In the popular Jeopardy! quiz show this week, law student Jack Weller, a top contestant, made an embarrassing mistake, but most Americans were sympathetic and ready to forgive him.


Under the category “Plurals That Don''t End in S,” he answered that "Meese" is the plural for "Moose." The correct answer is, of course, that the plural for moose is still moose, not "meese," even though the word for more than one goose is "geese."


English is a confusing language, even "smart" native speakers make mistakes. I still think Chinese is the hardest language, followed closely by English - but I only know these two languages! Maybe languages are hard, period.
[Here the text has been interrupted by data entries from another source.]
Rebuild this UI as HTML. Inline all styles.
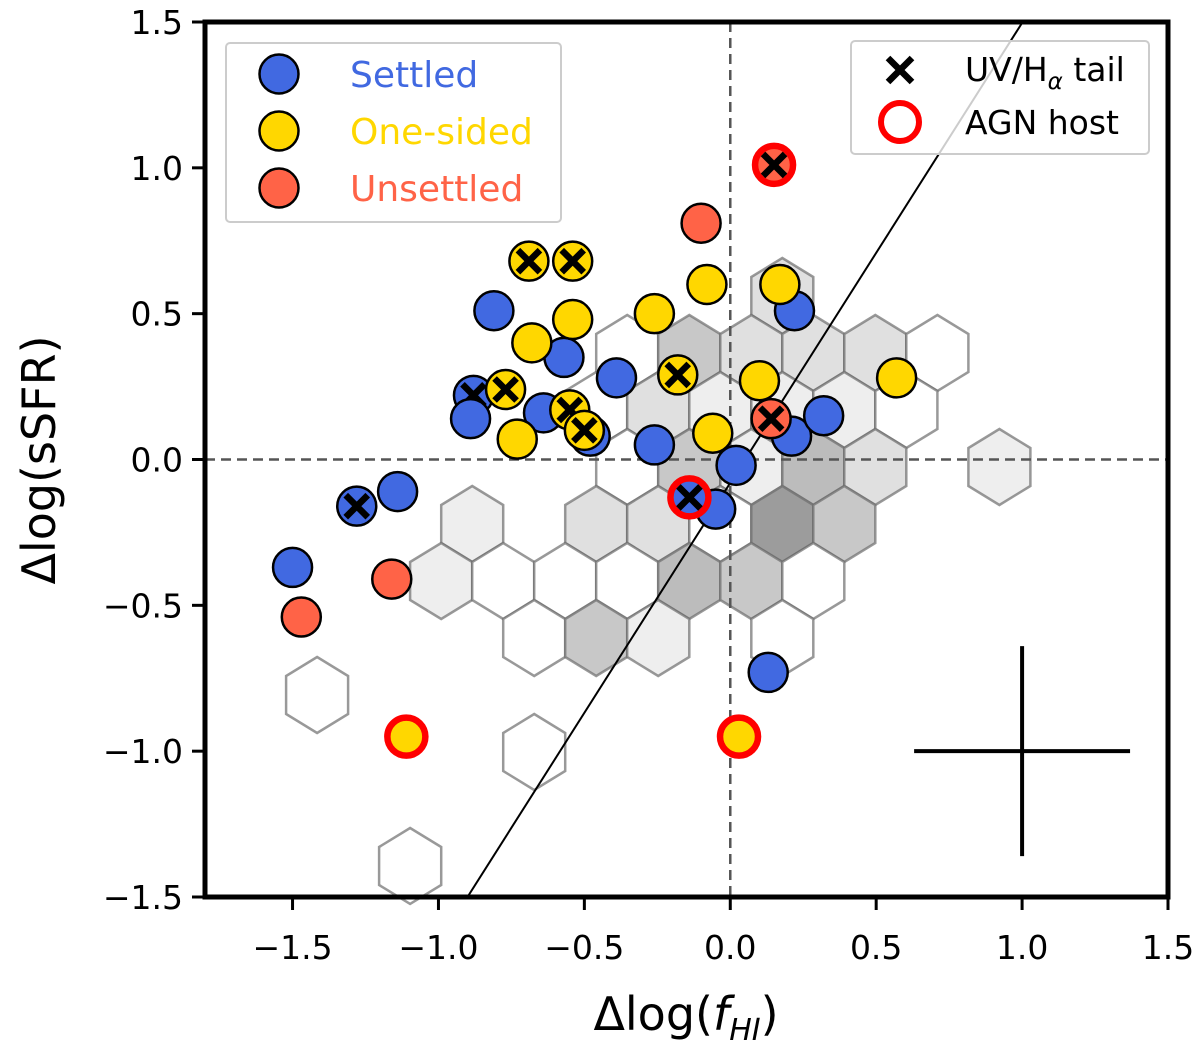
<!DOCTYPE html>
<html><head><meta charset="utf-8"><style>
html,body{margin:0;padding:0;background:#fff;}
svg{display:block;font-family:"DejaVu Sans","Liberation Sans",sans-serif;}
</style></head><body>
<svg id="chart" width="1200" height="1046" viewBox="0 0 1200 1046" xmlns="http://www.w3.org/2000/svg">
<g id="hexes"></g>
<g id="guides"></g>
<g id="points"></g>
<g id="axes"></g>
<g id="legends"></g>
</svg>
<script>
const xTicks=[-1.5,-1.0,-0.5,0.0,0.5,1.0,1.5];
const yTicks=[-1.5,-1.0,-0.5,0.0,0.5,1.0,1.5];
const xTickLabels=["\u22121.5","\u22121.0","\u22120.5","0.0","0.5","1.0","1.5"];
const yTickLabels=["\u22121.5","\u22121.0","\u22120.5","0.0","0.5","1.0","1.5"];
// hexbin: column index, row index, count
const hexCol=[5, 3,4,5,6,7,8, 2,3,4,5,6,7, 3,4,5,6,7,9, 0,2,3,4,5,6, 0,1,2,3,4,5,6, 1,2,3,5, -2, 1, -1];
const hexRow=[4, 3,3,3,3,3,3, 2,2,2,2,2,2, 1,1,1,1,1,1, 0,0,0,0,0,0, -1,-1,-1,-1,-1,-1,-1, -2,-2,-2,-2, -3, -4, -6];
const hexCount=[3, 1,4,3,3,3,1, 1,3,2,2,2,1, 1,4,2,5,3,2, 2,3,3,1,7,4, 2,1,1,1,5,4,1, 1,4,2,1, 1, 1, 1];
// points
const settledX=[-1.50,-1.14,-1.28,-0.88,-0.89,-0.81,-0.57,-0.64,-0.48,-0.39,-0.26,0.02,-0.05,0.21,0.32,0.22,0.13,-0.14];
const settledY=[-0.37,-0.11,-0.16,0.22,0.14,0.51,0.35,0.16,0.08,0.28,0.05,-0.02,-0.17,0.08,0.15,0.51,-0.73,-0.13];
const settledTail=[0,0,1,1,0,0,0,0,0,0,0,0,0,0,0,0,0,1];
const settledAGN=[0,0,0,0,0,0,0,0,0,0,0,0,0,0,0,0,0,1];
const onesidedX=[-0.69,-0.54,-0.68,-0.54,-0.77,-0.73,-0.55,-0.50,-0.26,-0.18,-0.08,-0.06,0.10,0.17,0.57,-1.11,0.03];
const onesidedY=[0.68,0.68,0.40,0.48,0.24,0.07,0.17,0.10,0.50,0.29,0.60,0.09,0.27,0.60,0.28,-0.95,-0.95];
const onesidedTail=[1,1,0,0,1,0,1,1,0,1,0,0,0,0,0,0,0];
const onesidedAGN=[0,0,0,0,0,0,0,0,0,0,0,0,0,0,0,1,1];
const unsettledX=[-1.47,-1.16,-0.10,0.14,0.15];
const unsettledY=[-0.54,-0.41,0.81,0.14,1.01];
const unsettledTail=[0,0,0,1,1];
const unsettledAGN=[0,0,0,0,1];
const fitSlope=1.577, fitIntercept=-0.08;
const errX=1.0, errY=-1.0, errDX=0.37, errDY=0.36;

const X0=205,X1=1168,Y0=22,Y1=897,xmin=-1.8,xmax=1.5,ymin=-1.5,ymax=1.5;
const sx=v=>X0+(v-xmin)/(xmax-xmin)*(X1-X0);
const sy=v=>Y1-(v-ymin)/(ymax-ymin)*(Y1-Y0);
const NS="http://www.w3.org/2000/svg";
function mk(tag,attrs,parent){const e=document.createElementNS(NS,tag);for(const k in attrs)e.setAttribute(k,attrs[k]);parent.appendChild(e);return e;}
const gH=document.getElementById('hexes'),gG=document.getElementById('guides'),gP=document.getElementById('points'),gA=document.getElementById('axes'),gL=document.getElementById('legends');

const hexDX=62/291.7, hexDY=57/291.7, hx0=(472-730)/291.7, hy0=(460-524.5)/291.7;
const shade={1:"#ffffff",2:"#eeeeee",3:"#e0e0e0",4:"#c8c8c8",5:"#bcbcbc",7:"#9c9c9c"};
for(let i=0;i<hexCol.length;i++){
  const cxd=hx0+(hexCol[i]+(Math.abs(hexRow[i])%2?-0.5:0))*hexDX;
  const cyd=hy0+hexRow[i]*hexDY;
  const cx=sx(cxd),cy=sy(cyd);
  const w=sx(cxd+hexDX/2)-cx, h=(sy(cyd)-sy(cyd+hexDY))*2/3;
  const pts=[[0,-h],[w,-h/2],[w,h/2],[0,h],[-w,h/2],[-w,-h/2]].map(p=>(cx+p[0]).toFixed(1)+","+(cy+p[1]).toFixed(1)).join(" ");
  const p=mk('polygon',{points:pts,fill:shade[hexCount[i]]||"#ffffff",stroke:"rgba(110,110,110,0.7)","stroke-width":2.5},gH);
  
  
}
let l=mk('line',{x1:sx(0),x2:sx(0),y1:Y0,y2:Y1,stroke:"#555","stroke-width":2.5,"stroke-dasharray":"10,6"},gG);

l=mk('line',{x1:X0,x2:X1,y1:sy(0),y2:sy(0),stroke:"#555","stroke-width":2.5,"stroke-dasharray":"10,6"},gG);

const xa=(ymin-fitIntercept)/fitSlope, xb=(ymax-fitIntercept)/fitSlope;
l=mk('line',{x1:sx(xa),y1:sy(ymin),x2:sx(xb),y2:sy(ymax),stroke:"#000","stroke-width":2},gG);

l=mk('line',{x1:sx(errX-errDX),x2:sx(errX+errDX),y1:sy(errY),y2:sy(errY),stroke:"#000","stroke-width":4},gG);

l=mk('line',{x1:sx(errX),x2:sx(errX),y1:sy(errY-errDY),y2:sy(errY+errDY),stroke:"#000","stroke-width":4},gG);


function drawX(cx,cy,parent,s){const g=mk('g',{},parent);
  mk('line',{x1:cx-s,y1:cy-s,x2:cx+s,y2:cy+s,stroke:"#000","stroke-width":6.5},g);
  mk('line',{x1:cx-s,y1:cy+s,x2:cx+s,y2:cy-s,stroke:"#000","stroke-width":6.5},g);return g;}
function series(xs,ys,tail,agn,color,name){
  for(let i=0;i<xs.length;i++){
    const cx=sx(xs[i]),cy=sy(ys[i]);
    let c;
    if(agn[i]){c=mk('circle',{cx:cx,cy:cy,r:19,fill:color,stroke:"#ff0000","stroke-width":6.5},gP);}
    else{c=mk('circle',{cx:cx,cy:cy,r:19.5,fill:color,stroke:"#000","stroke-width":2.5},gP);}
    
    
    if(tail[i]){const g=drawX(cx,cy,gP,11);
      
      }
  }
}
series(settledX,settledY,settledTail,settledAGN,"#4169e1","settled");
series(onesidedX,onesidedY,onesidedTail,onesidedAGN,"#ffd700","one-sided");
series(unsettledX,unsettledY,unsettledTail,unsettledAGN,"#ff6347","unsettled");

let r=mk('rect',{x:X0,y:Y0,width:X1-X0,height:Y1-Y0,fill:"none",stroke:"#000","stroke-width":5},gA);

xTicks.forEach((v,i)=>{const x=sx(v);
  mk('line',{x1:x,x2:x,y1:Y1,y2:Y1+13,stroke:"#000","stroke-width":3},gA);
  const t=mk('text',{x:x,y:Y1+62,"text-anchor":"middle","font-size":33},gA);t.textContent=xTickLabels[i];
  });
yTicks.forEach((v,i)=>{const y=sy(v);
  mk('line',{x1:X0-13,x2:X0,y1:y,y2:y,stroke:"#000","stroke-width":3},gA);
  const t=mk('text',{x:X0-22,y:y+12,"text-anchor":"end","font-size":33},gA);t.textContent=yTickLabels[i];
  });
let t=mk('text',{x:686,y:1030,"text-anchor":"middle","font-size":46},gA);
t.innerHTML='Δlog(<tspan font-style="italic">f</tspan><tspan font-style="italic" font-size="30" dy="10">HI</tspan><tspan dy="-10">)</tspan>';

t=mk('text',{x:0,y:0,"text-anchor":"middle","font-size":46,transform:"translate(55,460) rotate(-90)"},gA);
t.textContent='Δlog(sSFR)';


const lg=mk('g',{},gL);
mk('rect',{x:226,y:43,width:335,height:179,rx:4,fill:"#fff","fill-opacity":0.8,stroke:"#ccc","stroke-width":2},lg);
[["Settled","#4169e1"],["One-sided","#ffd700"],["Unsettled","#ff6347"]].forEach((e,i)=>{
  const y=74+i*57;
  const c=mk('circle',{cx:279,cy:y,r:19.5,fill:e[1],stroke:"#000","stroke-width":2.5},lg);
  
  const tx=mk('text',{x:350,y:y+13,"font-size":36,fill:e[1]},lg);tx.textContent=e[0];
  });
const lr=mk('g',{},gL);
mk('rect',{x:851,y:41,width:298,height:113,rx:4,fill:"#fff","fill-opacity":0.8,stroke:"#ccc","stroke-width":2},lr);
drawX(900,70,lr,12);
t=mk('text',{x:965,y:81,"font-size":33},lr);t.innerHTML='UV/H<tspan font-style="italic" font-size="23" dy="8">α</tspan><tspan dy="-8"> tail</tspan>';

mk('circle',{cx:900,cy:122,r:19,fill:"#fff",stroke:"#ff0000","stroke-width":6},lr);
t=mk('text',{x:965,y:134,"font-size":33},lr);t.textContent='AGN host';

</script>
</body></html>
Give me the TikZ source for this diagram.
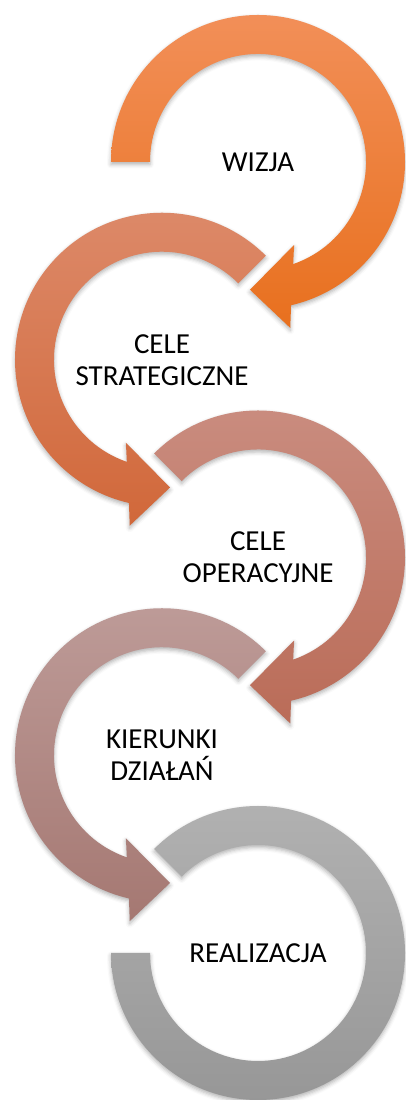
\documentclass[tikz,border=0pt]{standalone}
\usepackage{fontspec}
\setmainfont{Carlito}
\usetikzlibrary{shadows.blur}
\definecolor{c1t}{RGB}{242,143,88}
\definecolor{c1b}{RGB}{232,112,30}
\definecolor{c2t}{RGB}{221,138,106}
\definecolor{c2b}{RGB}{209,104,58}
\definecolor{c3t}{RGB}{202,141,128}
\definecolor{c3b}{RGB}{186,108,88}
\definecolor{c4t}{RGB}{190,156,153}
\definecolor{c4b}{RGB}{165,120,114}
\definecolor{c5t}{RGB}{178,178,178}
\definecolor{c5b}{RGB}{150,150,150}
\begin{document}
\begin{tikzpicture}[x=1pt,y=1pt,
  ring/.style={blur shadow={shadow xshift=0pt,shadow yshift=-2.5pt,shadow blur radius=4pt,shadow opacity=30}},
  lbl/.style={font=\fontsize{29}{32}\selectfont, align=center, text=black, inner sep=0pt}]
\useasboundingbox (0,0) rectangle (406,1100);
% ring 1 (clockwise, tail at left)
\begin{scope}[shift={(258,938)}]
\path[ring, top color=c1t, bottom color=c1b]
  (180:108pt) -- (180:147pt) arc[start angle=180, end angle=-77, radius=147pt]
  -- (-79:169pt) -- (-93.6:128pt) -- (-66.5:90.5pt) -- (-71:108pt)
  arc[start angle=-71, end angle=180, radius=108pt] -- cycle;
\node[lbl] (wizja) at (0,0) {WIZJA};
\end{scope}
% ring 2 (counter-clockwise)
\begin{scope}[shift={(162,740.25)}]
\path[ring, top color=c2t, bottom color=c2b]
  (45:108pt) -- (45:147pt) arc[start angle=45, end angle=257, radius=147pt]
  -- (259:169pt) -- (273.6:128pt) -- (246.5:90.5pt) -- (251:108pt)
  arc[start angle=251, end angle=45, radius=108pt] -- cycle;
\node[lbl] (strat) at (0,0) {CELE\\STRATEGICZNE};
\end{scope}
% ring 3 (clockwise)
\begin{scope}[shift={(258,542.5)}]
\path[ring, top color=c3t, bottom color=c3b]
  (135:108pt) -- (135:147pt) arc[start angle=135, end angle=-77, radius=147pt]
  -- (-79:169pt) -- (-93.6:128pt) -- (-66.5:90.5pt) -- (-71:108pt)
  arc[start angle=-71, end angle=135, radius=108pt] -- cycle;
\node[lbl] (oper) at (0,0) {CELE\\OPERACYJNE};
\end{scope}
% ring 4 (counter-clockwise)
\begin{scope}[shift={(162,344.75)}]
\path[ring, top color=c4t, bottom color=c4b]
  (45:108pt) -- (45:147pt) arc[start angle=45, end angle=257, radius=147pt]
  -- (259:169pt) -- (273.6:128pt) -- (246.5:90.5pt) -- (251:108pt)
  arc[start angle=251, end angle=45, radius=108pt] -- cycle;
\node[lbl] (kier) at (0,0) {KIERUNKI\\DZIAŁAŃ};
\end{scope}
% ring 5 (clockwise, ends at left, no head)
\begin{scope}[shift={(258,147)}]
\path[ring, top color=c5t, bottom color=c5b]
  (135:108pt) -- (135:147pt) arc[start angle=135, end angle=-180, radius=147pt]
  -- (-180:108pt) arc[start angle=-180, end angle=135, radius=108pt] -- cycle;
\node[lbl] (real) at (0,0) {REALIZACJA};
\end{scope}
\end{tikzpicture}
\end{document}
English is not easy to learn, though compared to other Indo-European languages such as Spanish, French, German or Russian (I tried to learn these languages a little bit myself), I think it is grammatically easier for a Chinese speaker, for example, similar word order, and the lack of "gender" in nouns or verbs.


Still, it is a hard language even for native speakers, let alone nonnative speakers like us, due to its inconsistency. For example, while you add "s" to make most nouns plural (cup, cups), there are a lot of exceptions. Plural for goose is geese, for mouse it is mice, and for moose it''s still (yes!) moose.


In terms of verb tenses, if it is "sing, sang, sung," or "ring, rang, rung", why not "bring, brang, brung" instead of "bring, brought, brought?" If "sink, sank, sunk," why not "think, thank, thunk?"


Pronunciation wise, words can be spelled differently but pronounced the same (through, threw), or they can be spelled the same but pronounced differently (present tense of "read" sounds like "reed" but the past tense, still spelled "read", is pronounced "red.").


There is also the difference between British and American English. For pronunciation differences, they are difficult yet not surprising for us Chinese speakers, considering the huge differences in our own various dialects, yet the spelling (color vs colour, theater vs theatre, realize vs realise) can be confusing.


Just forget about the different words used for the same thing in the two different English "dialects," such as "gas" in America vs "petrol" in Britain, "trunk" (of a car) vs "boot," "watch your head" (public sign) vs "mind your head." You probably need to live in both countries to get used to these different words used in each country.


Canadians, Australians, New Zealanders and other commonwealth countries generally follow British English (at least in spelling), so while America uses "favor, labor," they use "favour, labour" in other places. But I wonder why there are "Labour" Parties in Britain, Canada and New Zealand, yet a "Labor" Party in Australia.